Do I need travel insurance if my credit card provides travel protection?

Probably yes. Credit card travel benefits typically provide limited coverage with low benefit limits, restrictive requirements, and significant exclusions. Most credit card plans exclude pre-existing conditions, offer minimal medical coverage, and require you purchased the entire trip with that specific card. Standalone travel insurance provides comprehensive protection without credit card limitations.

What is the difference between trip cancellation and trip interruption?

Timing. Trip cancellation covers losses when you cancel before departure. Trip interruption covers losses when you must end your trip early after departure or miss portions of your trip. Both benefits require covered reasons, but trip interruption also reimburses unused prepaid expenses and additional transportation costs to return home.

Can I buy annual travel insurance after already taking trips this year?

Yes. You can purchase annual plans anytime. Coverage activates on your chosen start date and covers all trips beginning on or after that date. Previous trips taken before purchasing the annual plan have no coverage. If you travel frequently and buy an annual plan mid-year, you still benefit from coverage for remaining trips.

Does travel insurance cover pandemics like COVID-19?

Sometimes. Coverage depends on when you purchased insurance relative to when the pandemic became a “known event.” Policies purchased before a pandemic is declared or becomes a foreseeable event may cover cancellations. Policies purchased after provide limited or no pandemic-related coverage. Check policy language for specific pandemic and epidemic coverage terms.

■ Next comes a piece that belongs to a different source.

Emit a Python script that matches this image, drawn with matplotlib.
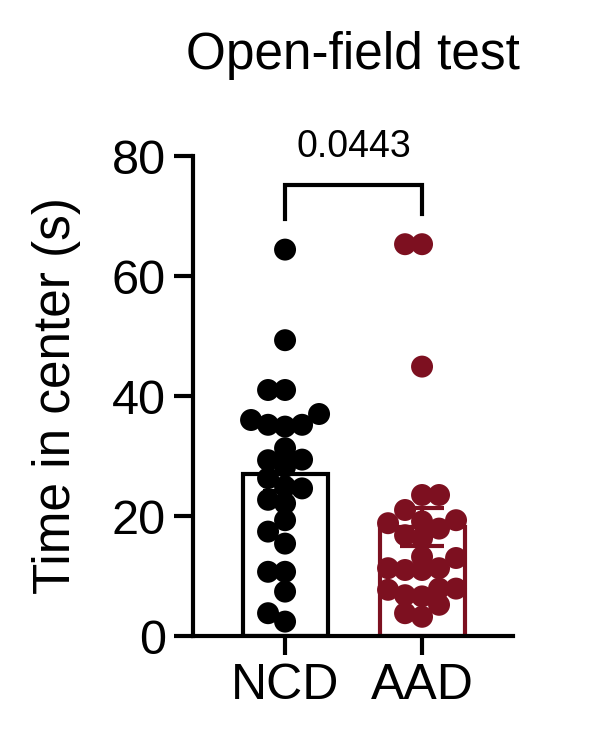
import matplotlib
matplotlib.use("Agg")
import matplotlib.pyplot as plt
import numpy as np

plt.rcParams['font.family'] = ['Liberation Sans', 'DejaVu Sans']

# ---- data ----
groups = ["NCD", "AAD"]
ncd_values = [64.4, 49.3, 41.0, 41.0, 36.0, 35.2, 34.9, 35.2, 37.0, 31.3,
              29.3, 28.2, 29.4, 26.3, 24.6, 24.9, 22.1, 22.7, 19.3, 17.4,
              15.4, 10.7, 10.7, 7.4, 3.8, 2.4]
aad_values = [65.3, 65.3, 44.9, 23.5, 23.5, 21.0, 18.8, 19.3, 19.1, 17.9,
              16.8, 16.3, 13.2, 11.3, 11.0, 11.0, 11.3, 13.0, 6.6, 6.8,
              7.7, 7.9, 7.9, 3.2, 3.8, 5.2]
title = "Open-field test"
ylabel = "Time in center (s)"
yticks = [0, 20, 40, 60, 80]
p_value = "0.0443"

colors = ["#000000", "#7d1020"]

W, H, DPI = 601, 750, 100
fig = plt.figure(figsize=(W / DPI, H / DPI), dpi=DPI)
ax = fig.add_axes([193 / W, 1 - 636 / H, (513 - 193) / W, 480 / H])
ax.set_xlim(-0.672, 1.664)
ax.set_ylim(0, 80)

lw = 3.0
for s in ["top", "right"]:
    ax.spines[s].set_visible(False)
for s in ["left", "bottom"]:
    ax.spines[s].set_linewidth(lw)

ax.set_yticks(yticks)
ax.set_xticks(range(len(groups)))
ax.set_xticklabels(groups)
ax.tick_params(axis="y", length=13.5, width=lw, labelsize=35, pad=6)
ax.tick_params(axis="x", length=13.5, width=lw, labelsize=36, pad=6)
ax.set_ylabel(ylabel, fontsize=37, labelpad=22)
fig.text(353 / W, 1 - 55 / H, title, fontsize=37, ha="center", va="center")

bar_w = 0.62
data = [ncd_values, aad_values]
fig.canvas.draw()
trans = ax.transData

def swarm(x0, vals, spacing_px=17.0, min_dist_px=16.0, max_k=2):
    order = np.argsort(vals)
    placed = []
    xs = np.zeros(len(vals))
    px_per_x = trans.transform((1, 0))[0] - trans.transform((0, 0))[0]
    cands = [0]
    for k in range(1, max_k + 1):
        cands += [-k, k]
    for i in order:
        yp = trans.transform((0, vals[i]))[1]
        best, best_d = None, -1
        for k in cands:
            xp = k * spacing_px
            d = min([np.hypot(xp - a, yp - b) for a, b in placed] + [1e9])
            if d >= min_dist_px:
                best = xp
                break
            if d > best_d + 0.5:
                best, best_d = xp, d
        placed.append((best, yp))
        xs[i] = x0 + best / px_per_x
    return xs

for i, (vals, c) in enumerate(zip(data, colors)):
    vals = np.array(vals)
    m = vals.mean()
    sem = vals.std(ddof=1) / np.sqrt(len(vals))
    ax.bar(i, m, width=bar_w, facecolor="white", edgecolor=c, linewidth=lw, zorder=1)
    xs = swarm(i, vals)
    ax.scatter(xs, vals, s=250, color=c, edgecolors="none", zorder=2, clip_on=False)
    ax.errorbar(i, m, yerr=sem, color=c, capsize=16, capthick=lw, elinewidth=lw, zorder=3)

# significance bracket
ax.plot([0, 0, 1, 1], [69.5, 75.2, 75.2, 70.3], color="black", lw=lw, clip_on=False,
        solid_joinstyle="miter")
ax.text(0.5, 81.5, p_value, fontsize=27, ha="center", va="center")

fig.savefig("out.png", dpi=DPI)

How do I know if my insurer is legitimate and financially stable?

Check state insurance department records. All legitimate insurers maintain licenses through state insurance departments. Visit your state insurance commissioner’s website and verify your insurer’s license status, complaint history, and financial ratings. Companies with A.M. Best ratings of A- or higher demonstrate strong financial stability.

Can I cancel my travel insurance policy if I change my mind?

Yes, within the free look period. Most policies include a 10- to 15-day free look period allowing cancellation for full premium refund. After this window closes, policies become non-refundable unless you cancel your entire trip and meet specific policy refund terms.